The age distribution, As of 2009, in Rueyres is; 40 children or 17.2% of the population are between 0 and 9 years old and 23 teenagers or 9.9% are between 10 and 19. Of the adult population, 31 people or 13.4% of the population are between 20 and 29 years old. 42 people or 18.1% are between 30 and 39, 28 people or 12.1% are between 40 and 49, and 27 people or 11.6% are between 50 and 59. The senior population distribution is 22 people or 9.5% of the population are between 60 and 69 years old, 14 people or 6.0% are between 70 and 79, there are 4 people or 1.7% who are between 80 and 89, and there is 1 person who is 90 and older.

As of 2000, there were 73 people who were single and never married in the village. There were 105 married individuals, 11 widows or widowers and 6 individuals who are divorced.

As of 2000, there were 77 private households in the village, and an average of 2.5 persons per household. There were 20 households that consist of only one person and 6 households with five or more people. Out of a total of 78 households that answered this question, 25.6% were households made up of just one person. Of the rest of the households, there are 20 married couples without children, 31 married couples with children There were 3 single parents with a child or children. There were 3 households that were made up of unrelated people and 1 household that was made up of some sort of institution or another collective housing.

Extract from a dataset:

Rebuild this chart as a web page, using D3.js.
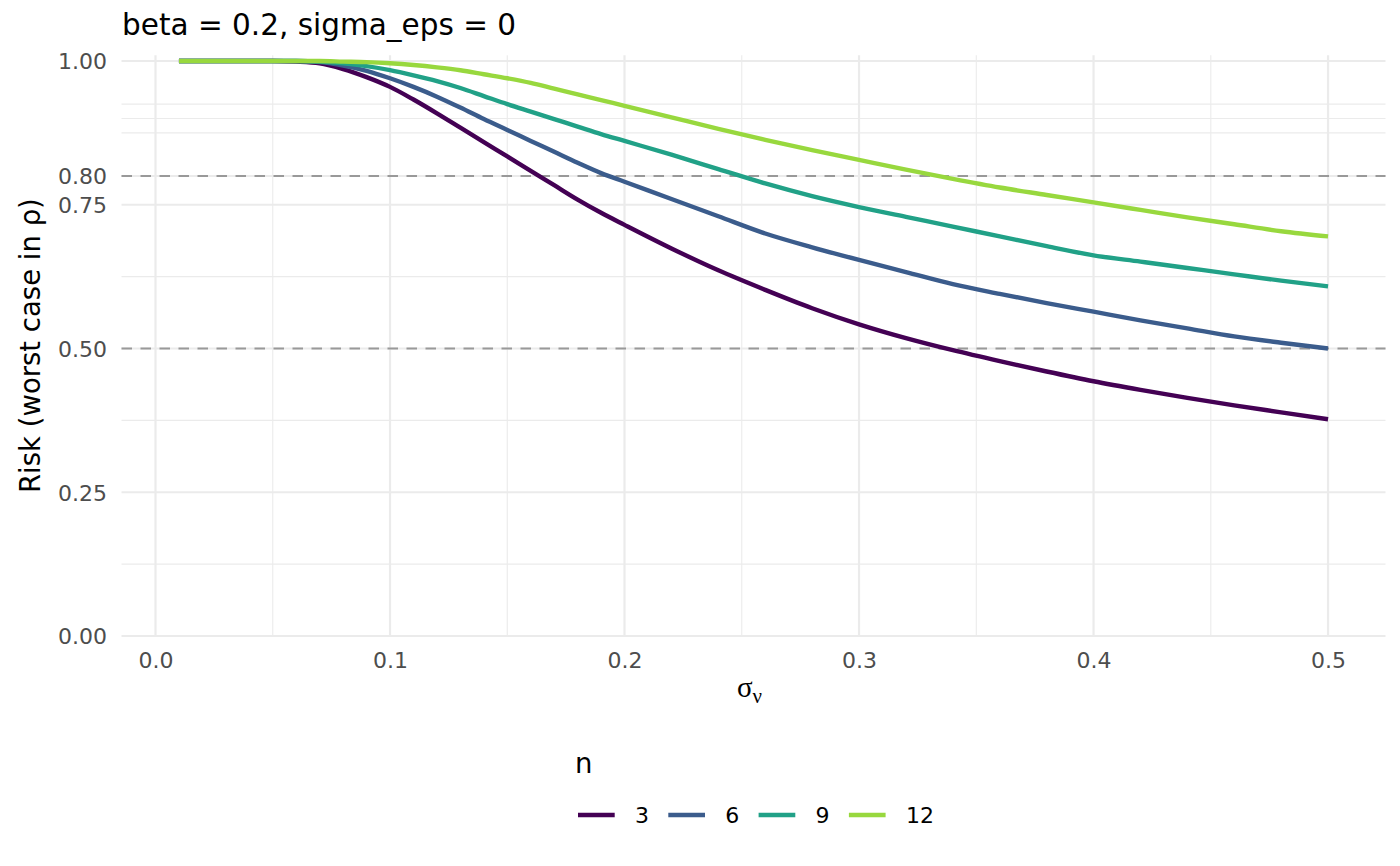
<!DOCTYPE html>
<html>
<head>
<meta charset="utf-8">
<script src="https://cdn.jsdelivr.net/npm/d3@7"></script>
<style>
  html, body { margin: 0; padding: 0; background: #ffffff; }
  svg { display: block; }
  text { font-family: "DejaVu Sans", sans-serif; }
</style>
</head>
<body>
<svg id="chart" width="1400" height="866"></svg>
<script>
// ---- data ----
const sigmaNu = [0.01,0.02,0.03,0.04,0.05,0.06,0.07,0.08,0.09,0.10,0.11,0.12,0.13,0.14,0.15,0.16,0.17,0.18,0.19,0.20,0.22,0.24,0.26,0.28,0.30,0.32,0.34,0.36,0.38,0.40,0.42,0.44,0.46,0.48,0.50];
const nLevels = ["3", "6", "9", "12"];
const risk_n3  = [1,1,1,1,1,0.999,0.996,0.986,0.972,0.955,0.933,0.909,0.884,0.859,0.834,0.809,0.784,0.759,0.736,0.715,0.674,0.636,0.602,0.570,0.542,0.518,0.497,0.478,0.460,0.443,0.428,0.414,0.401,0.389,0.377];
const risk_n6  = [1,1,1,1,1,1,0.998,0.992,0.983,0.970,0.955,0.938,0.919,0.899,0.880,0.861,0.842,0.823,0.805,0.790,0.760,0.730,0.700,0.676,0.654,0.633,0.612,0.595,0.579,0.564,0.549,0.535,0.521,0.510,0.500];
const risk_n9  = [1,1,1,1,1,1,0.999,0.996,0.991,0.984,0.975,0.965,0.953,0.939,0.925,0.912,0.899,0.886,0.873,0.861,0.837,0.812,0.787,0.765,0.746,0.729,0.712,0.695,0.678,0.662,0.651,0.640,0.629,0.618,0.608];
const risk_n12 = [1,1,1,1,1,1,1,0.999,0.998,0.996,0.993,0.989,0.984,0.977,0.970,0.962,0.952,0.942,0.932,0.922,0.902,0.882,0.863,0.845,0.828,0.811,0.795,0.780,0.767,0.754,0.741,0.728,0.716,0.704,0.695];
const seriesValues = [risk_n3, risk_n6, risk_n9, risk_n12];
const seriesColors = ["#440154", "#3B5C8C", "#21A187", "#98D83E"];

const xMajor = [0, 0.1, 0.2, 0.3, 0.4, 0.5];
const xMinor = [0.05, 0.15, 0.25, 0.35, 0.45];
const yMajor = [0, 0.25, 0.5, 0.75, 0.8, 1.0];
const yMinor = [0.125, 0.375, 0.625, 0.875, 0.9, 0.925];
const refLines = [0.8, 0.5];

const titleText = "beta = 0.2, sigma_eps = 0";
const yTitle = "Risk (worst case in ρ)";
const legendTitle = "n";

// ---- layout ----
const svg = d3.select("#chart");
const panel = { left: 121.5, right: 1385.5, top: 55.25, bottom: 636 };

const x = d3.scaleLinear().domain([-0.0145, 0.5245]).range([panel.left, panel.right]);
const y = d3.scaleLinear().domain([0, 1.01]).range([panel.bottom, panel.top]);

const grid = svg.append("g");
// minor grid
grid.selectAll(".vminor").data(xMinor).enter().append("line")
  .attr("x1", d => x(d)).attr("x2", d => x(d))
  .attr("y1", panel.top).attr("y2", panel.bottom)
  .attr("stroke", "#ebebeb").attr("stroke-width", 1.1);
grid.selectAll(".hminor").data(yMinor).enter().append("line")
  .attr("x1", panel.left).attr("x2", panel.right)
  .attr("y1", d => y(d)).attr("y2", d => y(d))
  .attr("stroke", "#ebebeb").attr("stroke-width", 1.1);
// major grid
grid.selectAll(".vmajor").data(xMajor).enter().append("line")
  .attr("x1", d => x(d)).attr("x2", d => x(d))
  .attr("y1", panel.top).attr("y2", panel.bottom)
  .attr("stroke", "#ebebeb").attr("stroke-width", 2.2);
grid.selectAll(".hmajor").data(yMajor).enter().append("line")
  .attr("x1", panel.left).attr("x2", panel.right)
  .attr("y1", d => y(d)).attr("y2", d => y(d))
  .attr("stroke", "#ebebeb").attr("stroke-width", 2.2);

// reference dashed lines
svg.append("g").selectAll("line").data(refLines).enter().append("line")
  .attr("x1", panel.left).attr("x2", panel.right)
  .attr("y1", d => y(d)).attr("y2", d => y(d))
  .attr("stroke", "#999999").attr("stroke-width", 2.2)
  .attr("stroke-dasharray", "10.5,8.5");

// series lines
const line = d3.line().x(d => x(d[0])).y(d => y(d[1])).curve(d3.curveMonotoneX);
const lineData = seriesValues.map((vals, i) => ({
  key: nLevels[i], color: seriesColors[i],
  pts: sigmaNu.map((s, j) => [s, vals[j]])
}));
svg.append("g").selectAll("path").data(lineData).enter().append("path")
  .attr("d", d => line(d.pts))
  .attr("fill", "none")
  .attr("stroke", d => d.color)
  .attr("stroke-width", 4.4)
  .attr("stroke-linejoin", "round")
  .attr("stroke-linecap", "butt");

// axes (tick labels only, as in theme_minimal)
const xAxis = d3.axisBottom(x).tickValues(xMajor).tickFormat(d3.format(".1f")).tickSize(0).tickPadding(0);
const gx = svg.append("g").attr("transform", `translate(0,${panel.bottom})`).call(xAxis);
gx.select(".domain").remove();
gx.selectAll("text").attr("y", 32).attr("dy", 0)
  .attr("fill", "#4d4d4d").style("font-size", "22px").style("font-family", "DejaVu Sans");

const yAxis = d3.axisLeft(y).tickValues(yMajor).tickFormat(d3.format(".2f")).tickSize(0).tickPadding(0);
const gy = svg.append("g").attr("transform", `translate(${panel.left},0)`).call(yAxis);
gy.select(".domain").remove();
gy.selectAll("text").attr("x", -14.5).attr("dy", "0.36em")
  .attr("fill", "#4d4d4d").style("font-size", "22px").style("font-family", "DejaVu Sans");

// title
svg.append("text").attr("x", 122).attr("y", 34.5)
  .style("font-size", "29.5px").attr("fill", "#000").text(titleText);

// y axis title
svg.append("text")
  .attr("transform", `translate(39.5,${(panel.top + panel.bottom) / 2}) rotate(-90)`)
  .attr("text-anchor", "middle")
  .style("font-size", "27.5px").attr("fill", "#000").text(yTitle);

// x axis title: sigma with subscript nu (plotmath, serif)
const xt = svg.append("text")
  .attr("x", (panel.left + panel.right) / 2 - 4).attr("y", 697)
  .attr("text-anchor", "middle")
  .attr("fill", "#000");
xt.append("tspan").style("font-size", "29px").style("font-family", "'Liberation Serif', serif").text("σ");
xt.append("tspan").attr("dy", 6).style("font-size", "21px").style("font-family", "'Liberation Serif', serif").text("ν");

// legend
svg.append("text").attr("x", 575).attr("y", 773)
  .style("font-size", "27.5px").attr("fill", "#000").text(legendTitle);
const legend = svg.append("g");
let lx = 578;
lineData.forEach(d => {
  legend.append("line")
    .attr("x1", lx).attr("x2", lx + 36.7)
    .attr("y1", 815).attr("y2", 815)
    .attr("stroke", d.color).attr("stroke-width", 4.4);
  const t = legend.append("text")
    .attr("x", lx + 57).attr("y", 822.5)
    .style("font-size", "22px").attr("fill", "#000").text(d.key);
  const w = t.node().getComputedTextLength();
  lx = lx + 57 + w + 19.3;
});
</script>
</body>
</html>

In 2000, there were 28 single family homes (or 53.8% of the total) out of a total of 52 inhabited buildings. There were 12 multi-family buildings (23.1%) and along with 12 multi-purpose buildings that were mostly used for housing (23.1%). Of the single family homes 15 were built before 1919, while 7 were built between 1990 and 2000. The most multi-family homes (9) were built before 1919 and the next most (1) were built between 1919 and 1945. There was 1 multi-family house built between 1996 and 2000.

In 2000, there were 80 apartments in the village. The most common apartment size was 4 rooms of which there were 19. There were 2 single room apartments and 33 apartments with five or more rooms. Of these apartments, a total of 77 apartments (96.3% of the total) were permanently occupied, while 1 apartment was seasonally occupied and 2 apartments (2.5%) were empty. As of 2009, the construction rate of new housing units was 8.6 new units per 1000 residents. The vacancy rate for the village, in 2010, was 0%.

The historical population is given in the following chart:

==Politics==
In the 2007 federal election the most popular party was the SVP which received 29.94% of the vote. The next three most popular parties were the FDP (20.92%), the SP (16.69%) and the Green Party (10.89%). In the federal election, a total of 74 votes were cast, and the voter turnout was 49.7%.

==Economy==
As of In 2010 2010, Rueyres had an unemployment rate of 5.9%. As of 2008, there were 19 people employed in the primary economic sector and about 9 businesses involved in this sector. 37 people were employed in the secondary sector and there were 3 businesses in this sector. 10 people were employed in the tertiary sector, with 4 businesses in this sector. There were 105 residents of the village who were employed in some capacity, of which females made up 47.6% of the workforce.

In 2008 the total number of full-time equivalent jobs was 58. The number of jobs in the primary sector was 15, all of which were in agriculture. The number of jobs in the secondary sector was 35 of which 34 or (97.1%) were in manufacturing and 1 was in construction. The number of jobs in the tertiary sector was 8, of which 1 was a technical professional or scientist.

In 2000, there were 14 workers who commuted into the village and 70 workers who commuted away. The village is a net exporter of workers, with about 5.0 workers leaving the village for every one entering. Of the working population, 12.4% used public transportation to get to work, and 58.1% used a private car.

==Religion==
From the 2000 census, 19 or 9.7% were Roman Catholic, while 139 or 71.3% belonged to the Swiss Reformed Church. Of the rest of the population, there were 4 individuals (or about 2.05% of the population) who belonged to another Christian church. 32 (or about 16.41% of the population) belonged to no church, are agnostic or atheist, and 3 individuals (or about 1.54% of the population) did not answer the question.

==Education==
In Rueyres about 74 or (37.9%) of the population have completed non-mandatory upper secondary education, and 30 or (15.4%) have completed additional higher education (either university or a Fachhochschule). Of the 30 who completed tertiary schooling, 56.7% were Swiss men, 33.3% were Swiss women.

In the 2009/2010 school year there were a total of 33 students in the Rueyres school district. In the Vaud cantonal school system, two years of non-obligatory pre-school are provided by the political districts. During the school year, the political district provided pre-school care for a total of 296 children of which 96 children (32.4%) received subsidized pre-school care. The canton's primary school program requires students to attend for four years. There were 22 students in the municipal primary school program. The obligatory lower secondary school program lasts for six years and there were 10 students in those schools. There were also 1 students who were home schooled or attended another non-traditional school.

As of 2000, there were 5 students in Rueyres who came from another village, while 28 residents attended schools outside the village.